Enige tijd geleden las ik Revolusi. Nu dit lijvige boek. Over een paar dagen vertrek ik voor een maand naar Indonesië. Ik wil daar niet gewoon als toerist naar toe. Ik wil daar naar toe met de kennis van wat Nederland(ers) daar uitgespookt heeft/hebben. Dit boek gaat over de vrijheidsstrijd specifiek op Bali. In Nederland bestond het beeld, en dat werd bewust gekoesterd, dat Bali loyaal was aan Nederland en dat het verzet zeer lokaal was, en was aangejaagd door Java. Dit boek leert ons dat dat beeld onjuist was en dat er in Bali een sterke behoefte bestond aan zelfstandigheid en vrijheid. Zoals Nederland trots was op de verzetsstrijders in de tweede wereldoorlog, zo was ze furieus de vrijheidsstrijders aan het bevechten in Indonesië. Op een beestachtige wijze. Ik ben blij dat het koloniale verleden het verleden is, maar het is nog steeds onderdeel van ons bewustzijn. En met dat bewustzijn wil ik het huidige Indonesië tegemoet treden.
Een aardig boek over de koloniale periode op Bali. Er is veel focus op de militaire aspecten van het conflict en vooral de Nederlandse oorlogsmisdaden en de politieke achtergrond. Hoewel zeer goed onderzocht mist het verhaal af en toe structuur en wordt het ook wat langdradig. Zeker het lezen waard maar bij verre na niet zo goed als Revolusi.
Boek over belangrijk thema. Zou iedereen die iets heeft met voormalig Nederlands Indië moeten lezen. Wel erg gedetailleerd soms en vond de tekst taalkundig niet altijd even sterk.
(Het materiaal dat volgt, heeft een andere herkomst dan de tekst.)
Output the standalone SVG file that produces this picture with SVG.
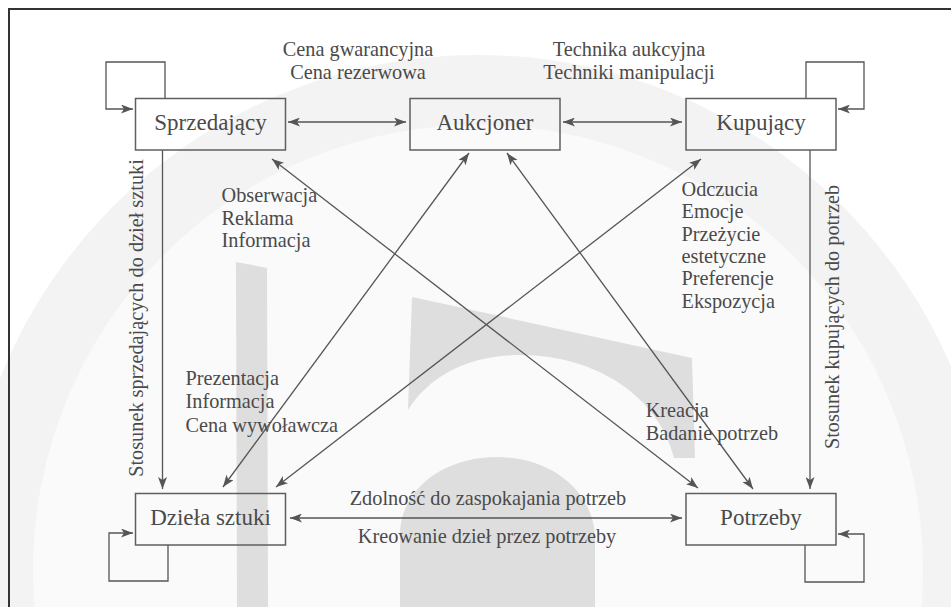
<svg xmlns="http://www.w3.org/2000/svg" width="951" height="607" viewBox="0 0 951 607">
<defs>
<style>
.wm { fill: #dedede; stroke: none; }
.frame { fill: none; stroke: #333333; stroke-width: 2; }
.box { fill: none; stroke: #5f5f5f; stroke-width: 1.5; }
.node { font-family: "Liberation Serif", "DejaVu Serif", "Times New Roman", serif; font-size: 23px; fill: #4a4a4a; text-anchor: middle; }
.lbl { font-family: "Liberation Serif", "DejaVu Serif", "Times New Roman", serif; font-size: 20.3px; fill: #4a4a4a; }
.mid { text-anchor: middle; }
.conn { fill: none; stroke: #555555; stroke-width: 1.3; }
.one { marker-end: url(#ah); }
.two { marker-start: url(#ah); marker-end: url(#ah); }
</style>
<marker id="ah" viewBox="0 0 12 9" refX="12" refY="4.5" markerWidth="12" markerHeight="9" markerUnits="userSpaceOnUse" orient="auto-start-reverse">
<path d="M0,0 L12,4.5 L0,9 L3,4.5 Z" fill="#555555"/>
</marker>
</defs>
<rect x="0" y="0" width="951" height="607" fill="#ffffff"/>
<g id="watermark">
<circle cx="478" cy="570" r="480" fill="#fafafa" stroke="#f3f3f3" stroke-width="70"/>
<path class="wm" d="M236,262 L267,268 L268,607 L237,607 Z"/>
<path class="wm" d="M412,297 L692,358 L695,458 L674,458 C660,400 600,355 520,355 C470,355 430,375 408,410 Z"/>
<path class="wm" d="M400,607 L400,535 C400,488 445,457 497,457 C552,457 595,492 595,540 L595,607 Z"/>
</g>
<path class="frame" d="M9,607 V9 H951"/>
<g id="connectors">
<line class="conn two" x1="288" y1="122" x2="406" y2="122"/>
<line class="conn two" x1="563" y1="122" x2="682" y2="122"/>
<line class="conn two" x1="290" y1="518" x2="682" y2="518"/>
<line class="conn one" x1="162.5" y1="150" x2="162.5" y2="489"/>
<line class="conn one" x1="810" y1="150" x2="810" y2="489"/>
<line class="conn two" x1="272" y1="159" x2="698" y2="488"/>
<line class="conn two" x1="469" y1="153" x2="223" y2="487"/>
<line class="conn two" x1="507" y1="153" x2="753" y2="489"/>
<line class="conn two" x1="701" y1="159" x2="276" y2="487"/>
<path class="conn one" d="M165,98 V62 H106 V109 H133"/>
<path class="conn one" d="M806,98 V62 H864 V109 H838"/>
<path class="conn one" d="M168,545 V581 H109 V533 H133"/>
<path class="conn one" d="M805,545 V582 H864 V534 H838"/>
</g>
<g id="sprzedajacy">
<rect class="box" x="135.5" y="98.5" width="150" height="51.5"/>
<text class="node" x="210.5" y="129.5">Sprzedający</text>
</g>
<g id="aukcjoner">
<rect class="box" x="410" y="98.5" width="150" height="51.5"/>
<text class="node" x="485" y="129.5">Aukcjoner</text>
</g>
<g id="kupujacy">
<rect class="box" x="686" y="98.5" width="150" height="51.5"/>
<text class="node" x="761" y="129.5">Kupujący</text>
</g>
<g id="dziela">
<rect class="box" x="135.5" y="493.5" width="150" height="51.5"/>
<text class="node" x="210.5" y="524.5">Dzieła sztuki</text>
</g>
<g id="potrzeby">
<rect class="box" x="686" y="493.5" width="150" height="51.5"/>
<text class="node" x="761" y="524.5">Potrzeby</text>
</g>
<g id="labels">
<text class="lbl mid" x="358" y="55.5">Cena gwarancyjna</text>
<text class="lbl mid" x="358" y="78.5">Cena rezerwowa</text>
<text class="lbl mid" x="629" y="55.5">Technika aukcyjna</text>
<text class="lbl mid" x="629" y="78.5">Techniki manipulacji</text>
<text class="lbl" x="221.5" y="202">Obserwacja</text>
<text class="lbl" x="221.5" y="224.5">Reklama</text>
<text class="lbl" x="221.5" y="246.5">Informacja</text>
<text class="lbl" x="185.5" y="385">Prezentacja</text>
<text class="lbl" x="185.5" y="408.3">Informacja</text>
<text class="lbl" x="185.5" y="431.5">Cena wywoławcza</text>
<text class="lbl" x="681.5" y="195.7">Odczucia</text>
<text class="lbl" x="681.5" y="218.1">Emocje</text>
<text class="lbl" x="681.5" y="240.5">Przeżycie</text>
<text class="lbl" x="681.5" y="262.9">estetyczne</text>
<text class="lbl" x="681.5" y="285.3">Preferencje</text>
<text class="lbl" x="681.5" y="307.7">Ekspozycja</text>
<text class="lbl" x="645.7" y="417">Kreacja</text>
<text class="lbl" x="645.7" y="440">Badanie potrzeb</text>
<text class="lbl mid" x="488" y="505">Zdolność do zaspokajania potrzeb</text>
<text class="lbl mid" x="487" y="543">Kreowanie dzieł przez potrzeby</text>
<text class="lbl mid" x="143" y="318" transform="rotate(-90 143 318)">Stosunek sprzedających do dzieł sztuki</text>
<text class="lbl mid" x="839" y="317" transform="rotate(-90 839 317)">Stosunek kupujących do potrzeb</text>
</g>
</svg>
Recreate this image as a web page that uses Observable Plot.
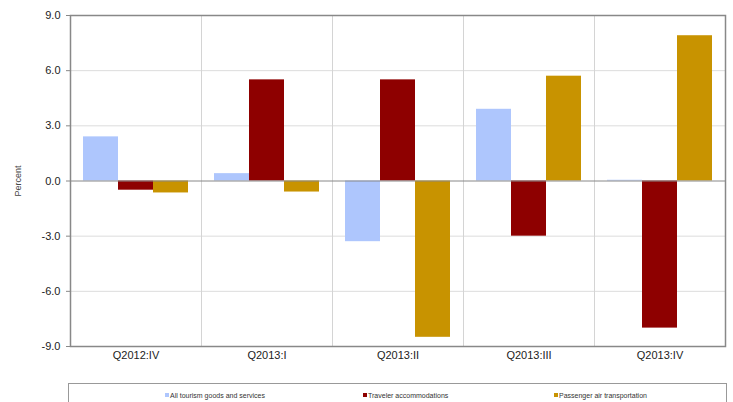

Indrukwekkend onderzoek met passages waarbij de rillingen over je rug lopen. Door de lens van vele betrokkenen wordt weergegeven hoe goed en kwaad door elkaar heen zijn gaan lopen in deze donkere periode voor Indonesië en Nederland. Het boek toont ook aan hoe onder politieke invloed onze lens op deze geschiedenis is vertroebeld. Diepe buiging voor dit waardevolle werk.